• _Collected material_:
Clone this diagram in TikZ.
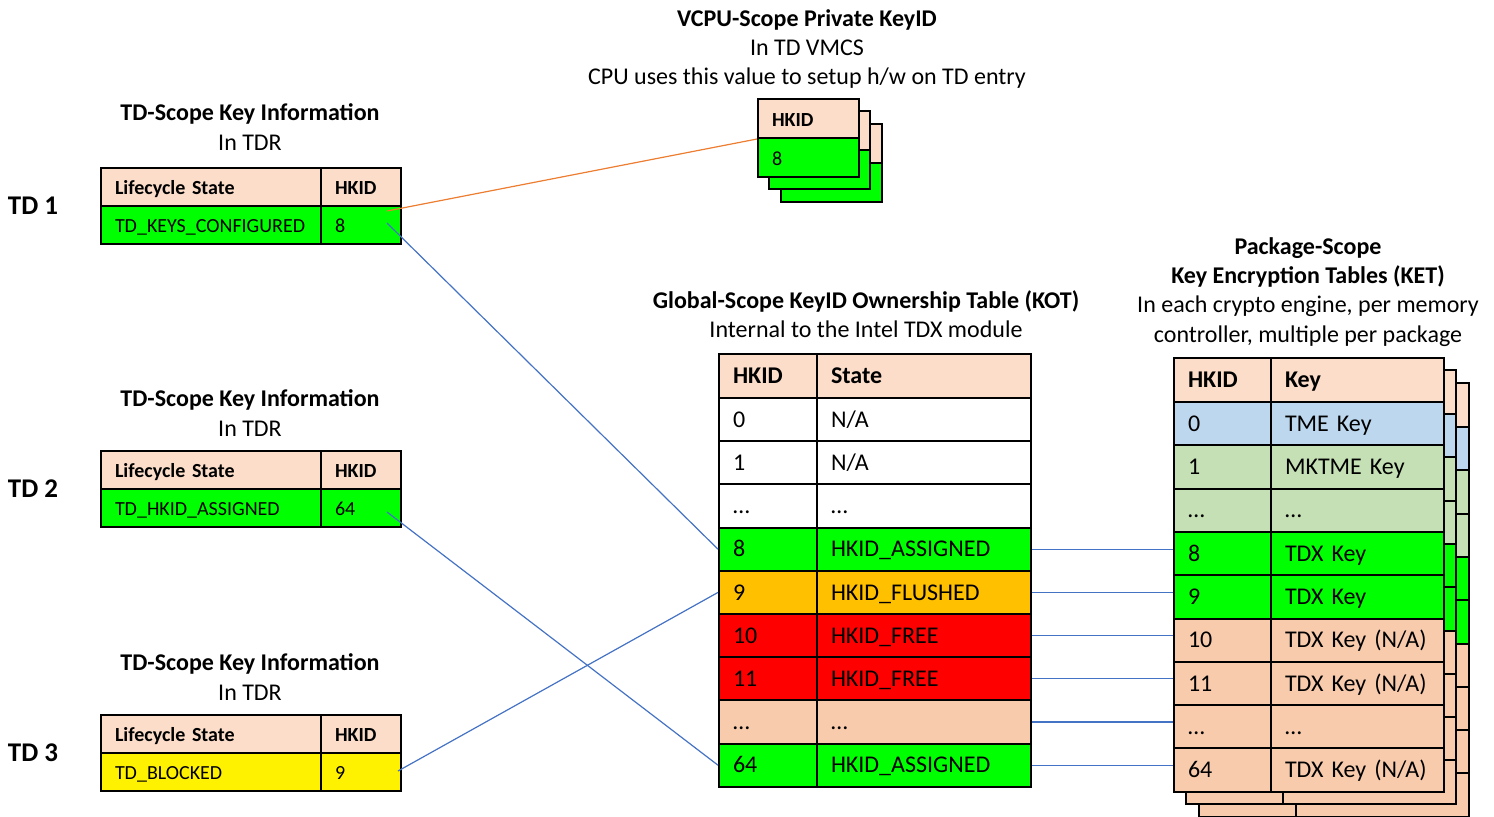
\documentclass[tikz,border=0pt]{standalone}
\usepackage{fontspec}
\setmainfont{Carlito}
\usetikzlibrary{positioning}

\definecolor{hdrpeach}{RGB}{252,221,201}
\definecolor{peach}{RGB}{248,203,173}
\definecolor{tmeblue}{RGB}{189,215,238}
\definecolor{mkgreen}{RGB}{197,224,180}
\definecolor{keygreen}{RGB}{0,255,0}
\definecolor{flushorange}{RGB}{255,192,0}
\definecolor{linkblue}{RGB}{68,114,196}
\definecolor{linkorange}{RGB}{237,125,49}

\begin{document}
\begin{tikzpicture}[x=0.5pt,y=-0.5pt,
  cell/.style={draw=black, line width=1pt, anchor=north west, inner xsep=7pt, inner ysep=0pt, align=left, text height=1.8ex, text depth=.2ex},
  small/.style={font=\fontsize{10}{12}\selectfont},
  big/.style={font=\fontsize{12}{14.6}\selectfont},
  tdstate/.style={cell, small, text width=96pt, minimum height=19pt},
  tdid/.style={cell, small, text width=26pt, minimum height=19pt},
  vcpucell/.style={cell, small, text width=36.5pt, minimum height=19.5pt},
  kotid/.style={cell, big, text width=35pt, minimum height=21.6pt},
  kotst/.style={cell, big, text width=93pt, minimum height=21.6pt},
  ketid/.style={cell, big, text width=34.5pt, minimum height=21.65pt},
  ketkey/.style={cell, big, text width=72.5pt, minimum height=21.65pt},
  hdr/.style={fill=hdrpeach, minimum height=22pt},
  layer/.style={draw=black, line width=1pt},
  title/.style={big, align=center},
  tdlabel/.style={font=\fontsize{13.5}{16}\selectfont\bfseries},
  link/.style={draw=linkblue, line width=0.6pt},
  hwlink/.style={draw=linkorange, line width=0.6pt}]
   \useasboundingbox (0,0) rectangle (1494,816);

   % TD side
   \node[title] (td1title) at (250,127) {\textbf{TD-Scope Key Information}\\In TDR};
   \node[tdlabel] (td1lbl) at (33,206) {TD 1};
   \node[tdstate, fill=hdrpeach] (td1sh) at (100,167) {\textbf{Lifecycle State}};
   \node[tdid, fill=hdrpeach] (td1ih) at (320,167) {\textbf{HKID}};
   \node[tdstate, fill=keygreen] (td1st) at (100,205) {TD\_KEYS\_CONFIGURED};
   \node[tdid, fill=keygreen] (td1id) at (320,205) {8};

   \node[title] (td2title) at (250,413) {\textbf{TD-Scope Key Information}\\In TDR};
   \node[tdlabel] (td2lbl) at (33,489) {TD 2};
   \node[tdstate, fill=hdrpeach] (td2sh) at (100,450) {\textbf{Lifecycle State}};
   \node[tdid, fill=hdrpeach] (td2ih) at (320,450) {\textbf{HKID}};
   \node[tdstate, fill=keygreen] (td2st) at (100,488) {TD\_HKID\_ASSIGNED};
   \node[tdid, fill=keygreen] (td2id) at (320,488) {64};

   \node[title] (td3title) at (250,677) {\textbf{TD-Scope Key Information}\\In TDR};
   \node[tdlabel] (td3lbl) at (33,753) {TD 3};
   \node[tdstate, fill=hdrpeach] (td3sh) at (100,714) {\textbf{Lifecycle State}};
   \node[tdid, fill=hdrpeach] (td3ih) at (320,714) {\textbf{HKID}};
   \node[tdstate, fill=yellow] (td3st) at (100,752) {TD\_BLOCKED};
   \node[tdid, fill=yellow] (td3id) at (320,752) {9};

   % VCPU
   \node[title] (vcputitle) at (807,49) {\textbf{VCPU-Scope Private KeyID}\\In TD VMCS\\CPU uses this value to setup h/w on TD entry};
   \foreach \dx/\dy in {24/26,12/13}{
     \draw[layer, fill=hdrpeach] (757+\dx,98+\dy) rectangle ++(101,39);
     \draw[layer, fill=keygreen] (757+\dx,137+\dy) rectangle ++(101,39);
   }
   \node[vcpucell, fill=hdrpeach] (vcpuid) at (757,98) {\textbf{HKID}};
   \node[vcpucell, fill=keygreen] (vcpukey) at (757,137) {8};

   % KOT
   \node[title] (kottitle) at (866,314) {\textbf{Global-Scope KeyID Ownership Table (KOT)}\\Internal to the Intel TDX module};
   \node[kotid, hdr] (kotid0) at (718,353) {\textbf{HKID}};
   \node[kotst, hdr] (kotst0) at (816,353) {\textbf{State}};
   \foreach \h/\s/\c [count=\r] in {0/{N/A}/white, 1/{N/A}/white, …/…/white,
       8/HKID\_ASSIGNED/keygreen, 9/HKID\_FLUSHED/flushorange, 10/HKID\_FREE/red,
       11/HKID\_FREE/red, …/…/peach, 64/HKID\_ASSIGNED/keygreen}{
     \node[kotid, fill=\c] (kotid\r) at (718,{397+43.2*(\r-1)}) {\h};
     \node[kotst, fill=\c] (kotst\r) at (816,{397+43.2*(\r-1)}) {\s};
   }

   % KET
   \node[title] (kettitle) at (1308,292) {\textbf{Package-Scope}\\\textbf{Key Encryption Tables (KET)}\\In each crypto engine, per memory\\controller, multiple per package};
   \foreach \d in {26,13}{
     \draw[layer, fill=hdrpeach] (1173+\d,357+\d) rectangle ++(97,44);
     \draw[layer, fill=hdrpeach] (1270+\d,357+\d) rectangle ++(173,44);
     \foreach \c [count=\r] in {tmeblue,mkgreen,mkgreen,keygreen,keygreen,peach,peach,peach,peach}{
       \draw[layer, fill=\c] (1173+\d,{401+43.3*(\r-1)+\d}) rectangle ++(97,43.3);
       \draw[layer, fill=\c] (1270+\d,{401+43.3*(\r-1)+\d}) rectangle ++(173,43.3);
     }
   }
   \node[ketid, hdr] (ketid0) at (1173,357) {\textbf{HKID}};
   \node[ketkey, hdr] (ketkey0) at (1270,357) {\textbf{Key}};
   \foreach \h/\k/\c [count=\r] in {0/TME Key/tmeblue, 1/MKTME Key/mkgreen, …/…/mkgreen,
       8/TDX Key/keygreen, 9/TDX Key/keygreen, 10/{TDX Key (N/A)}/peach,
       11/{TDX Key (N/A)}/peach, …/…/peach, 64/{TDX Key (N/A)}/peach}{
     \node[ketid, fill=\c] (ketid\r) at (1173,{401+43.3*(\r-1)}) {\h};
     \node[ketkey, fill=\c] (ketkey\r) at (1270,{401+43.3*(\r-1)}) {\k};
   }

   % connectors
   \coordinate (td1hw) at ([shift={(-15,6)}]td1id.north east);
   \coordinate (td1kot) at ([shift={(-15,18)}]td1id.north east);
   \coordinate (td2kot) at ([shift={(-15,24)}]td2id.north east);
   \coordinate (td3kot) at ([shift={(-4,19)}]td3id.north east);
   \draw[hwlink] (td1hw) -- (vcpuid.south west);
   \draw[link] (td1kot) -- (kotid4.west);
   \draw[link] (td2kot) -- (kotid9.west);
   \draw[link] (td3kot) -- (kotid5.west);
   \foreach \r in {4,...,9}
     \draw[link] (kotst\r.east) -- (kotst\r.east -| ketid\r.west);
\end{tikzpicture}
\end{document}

• _Problem to work on_: Return the listing above word for word, with the pictures removed.

• _Finished task_:
Clone this diagram in TikZ.
\documentclass[tikz,border=0pt]{standalone}
\usepackage{fontspec}
\setmainfont{Carlito}
\usetikzlibrary{positioning}

\definecolor{hdrpeach}{RGB}{252,221,201}
\definecolor{peach}{RGB}{248,203,173}
\definecolor{tmeblue}{RGB}{189,215,238}
\definecolor{mkgreen}{RGB}{197,224,180}
\definecolor{keygreen}{RGB}{0,255,0}
\definecolor{flushorange}{RGB}{255,192,0}
\definecolor{linkblue}{RGB}{68,114,196}
\definecolor{linkorange}{RGB}{237,125,49}

\begin{document}
\begin{tikzpicture}[x=0.5pt,y=-0.5pt,
  cell/.style={draw=black, line width=1pt, anchor=north west, inner xsep=7pt, inner ysep=0pt, align=left, text height=1.8ex, text depth=.2ex},
  small/.style={font=\fontsize{10}{12}\selectfont},
  big/.style={font=\fontsize{12}{14.6}\selectfont},
  tdstate/.style={cell, small, text width=96pt, minimum height=19pt},
  tdid/.style={cell, small, text width=26pt, minimum height=19pt},
  vcpucell/.style={cell, small, text width=36.5pt, minimum height=19.5pt},
  kotid/.style={cell, big, text width=35pt, minimum height=21.6pt},
  kotst/.style={cell, big, text width=93pt, minimum height=21.6pt},
  ketid/.style={cell, big, text width=34.5pt, minimum height=21.65pt},
  ketkey/.style={cell, big, text width=72.5pt, minimum height=21.65pt},
  hdr/.style={fill=hdrpeach, minimum height=22pt},
  layer/.style={draw=black, line width=1pt},
  title/.style={big, align=center},
  tdlabel/.style={font=\fontsize{13.5}{16}\selectfont\bfseries},
  link/.style={draw=linkblue, line width=0.6pt},
  hwlink/.style={draw=linkorange, line width=0.6pt}]
   \useasboundingbox (0,0) rectangle (1494,816);

   % TD side
   \node[title] (td1title) at (250,127) {\textbf{TD-Scope Key Information}\\In TDR};
   \node[tdlabel] (td1lbl) at (33,206) {TD 1};
   \node[tdstate, fill=hdrpeach] (td1sh) at (100,167) {\textbf{Lifecycle State}};
   \node[tdid, fill=hdrpeach] (td1ih) at (320,167) {\textbf{HKID}};
   \node[tdstate, fill=keygreen] (td1st) at (100,205) {TD\_KEYS\_CONFIGURED};
   \node[tdid, fill=keygreen] (td1id) at (320,205) {8};

   \node[title] (td2title) at (250,413) {\textbf{TD-Scope Key Information}\\In TDR};
   \node[tdlabel] (td2lbl) at (33,489) {TD 2};
   \node[tdstate, fill=hdrpeach] (td2sh) at (100,450) {\textbf{Lifecycle State}};
   \node[tdid, fill=hdrpeach] (td2ih) at (320,450) {\textbf{HKID}};
   \node[tdstate, fill=keygreen] (td2st) at (100,488) {TD\_HKID\_ASSIGNED};
   \node[tdid, fill=keygreen] (td2id) at (320,488) {64};

   \node[title] (td3title) at (250,677) {\textbf{TD-Scope Key Information}\\In TDR};
   \node[tdlabel] (td3lbl) at (33,753) {TD 3};
   \node[tdstate, fill=hdrpeach] (td3sh) at (100,714) {\textbf{Lifecycle State}};
   \node[tdid, fill=hdrpeach] (td3ih) at (320,714) {\textbf{HKID}};
   \node[tdstate, fill=yellow] (td3st) at (100,752) {TD\_BLOCKED};
   \node[tdid, fill=yellow] (td3id) at (320,752) {9};

   % VCPU
   \node[title] (vcputitle) at (807,49) {\textbf{VCPU-Scope Private KeyID}\\In TD VMCS\\CPU uses this value to setup h/w on TD entry};
   \foreach \dx/\dy in {24/26,12/13}{
     \draw[layer, fill=hdrpeach] (757+\dx,98+\dy) rectangle ++(101,39);
     \draw[layer, fill=keygreen] (757+\dx,137+\dy) rectangle ++(101,39);
   }
   \node[vcpucell, fill=hdrpeach] (vcpuid) at (757,98) {\textbf{HKID}};
   \node[vcpucell, fill=keygreen] (vcpukey) at (757,137) {8};

   % KOT
   \node[title] (kottitle) at (866,314) {\textbf{Global-Scope KeyID Ownership Table (KOT)}\\Internal to the Intel TDX module};
   \node[kotid, hdr] (kotid0) at (718,353) {\textbf{HKID}};
   \node[kotst, hdr] (kotst0) at (816,353) {\textbf{State}};
   \foreach \h/\s/\c [count=\r] in {0/{N/A}/white, 1/{N/A}/white, …/…/white,
       8/HKID\_ASSIGNED/keygreen, 9/HKID\_FLUSHED/flushorange, 10/HKID\_FREE/red,
       11/HKID\_FREE/red, …/…/peach, 64/HKID\_ASSIGNED/keygreen}{
     \node[kotid, fill=\c] (kotid\r) at (718,{397+43.2*(\r-1)}) {\h};
     \node[kotst, fill=\c] (kotst\r) at (816,{397+43.2*(\r-1)}) {\s};
   }

   % KET
   \node[title] (kettitle) at (1308,292) {\textbf{Package-Scope}\\\textbf{Key Encryption Tables (KET)}\\In each crypto engine, per memory\\controller, multiple per package};
   \foreach \d in {26,13}{
     \draw[layer, fill=hdrpeach] (1173+\d,357+\d) rectangle ++(97,44);
     \draw[layer, fill=hdrpeach] (1270+\d,357+\d) rectangle ++(173,44);
     \foreach \c [count=\r] in {tmeblue,mkgreen,mkgreen,keygreen,keygreen,peach,peach,peach,peach}{
       \draw[layer, fill=\c] (1173+\d,{401+43.3*(\r-1)+\d}) rectangle ++(97,43.3);
       \draw[layer, fill=\c] (1270+\d,{401+43.3*(\r-1)+\d}) rectangle ++(173,43.3);
     }
   }
   \node[ketid, hdr] (ketid0) at (1173,357) {\textbf{HKID}};
   \node[ketkey, hdr] (ketkey0) at (1270,357) {\textbf{Key}};
   \foreach \h/\k/\c [count=\r] in {0/TME Key/tmeblue, 1/MKTME Key/mkgreen, …/…/mkgreen,
       8/TDX Key/keygreen, 9/TDX Key/keygreen, 10/{TDX Key (N/A)}/peach,
       11/{TDX Key (N/A)}/peach, …/…/peach, 64/{TDX Key (N/A)}/peach}{
     \node[ketid, fill=\c] (ketid\r) at (1173,{401+43.3*(\r-1)}) {\h};
     \node[ketkey, fill=\c] (ketkey\r) at (1270,{401+43.3*(\r-1)}) {\k};
   }

   % connectors
   \coordinate (td1hw) at ([shift={(-15,6)}]td1id.north east);
   \coordinate (td1kot) at ([shift={(-15,18)}]td1id.north east);
   \coordinate (td2kot) at ([shift={(-15,24)}]td2id.north east);
   \coordinate (td3kot) at ([shift={(-4,19)}]td3id.north east);
   \draw[hwlink] (td1hw) -- (vcpuid.south west);
   \draw[link] (td1kot) -- (kotid4.west);
   \draw[link] (td2kot) -- (kotid9.west);
   \draw[link] (td3kot) -- (kotid5.west);
   \foreach \r in {4,...,9}
     \draw[link] (kotst\r.east) -- (kotst\r.east -| ketid\r.west);
\end{tikzpicture}
\end{document}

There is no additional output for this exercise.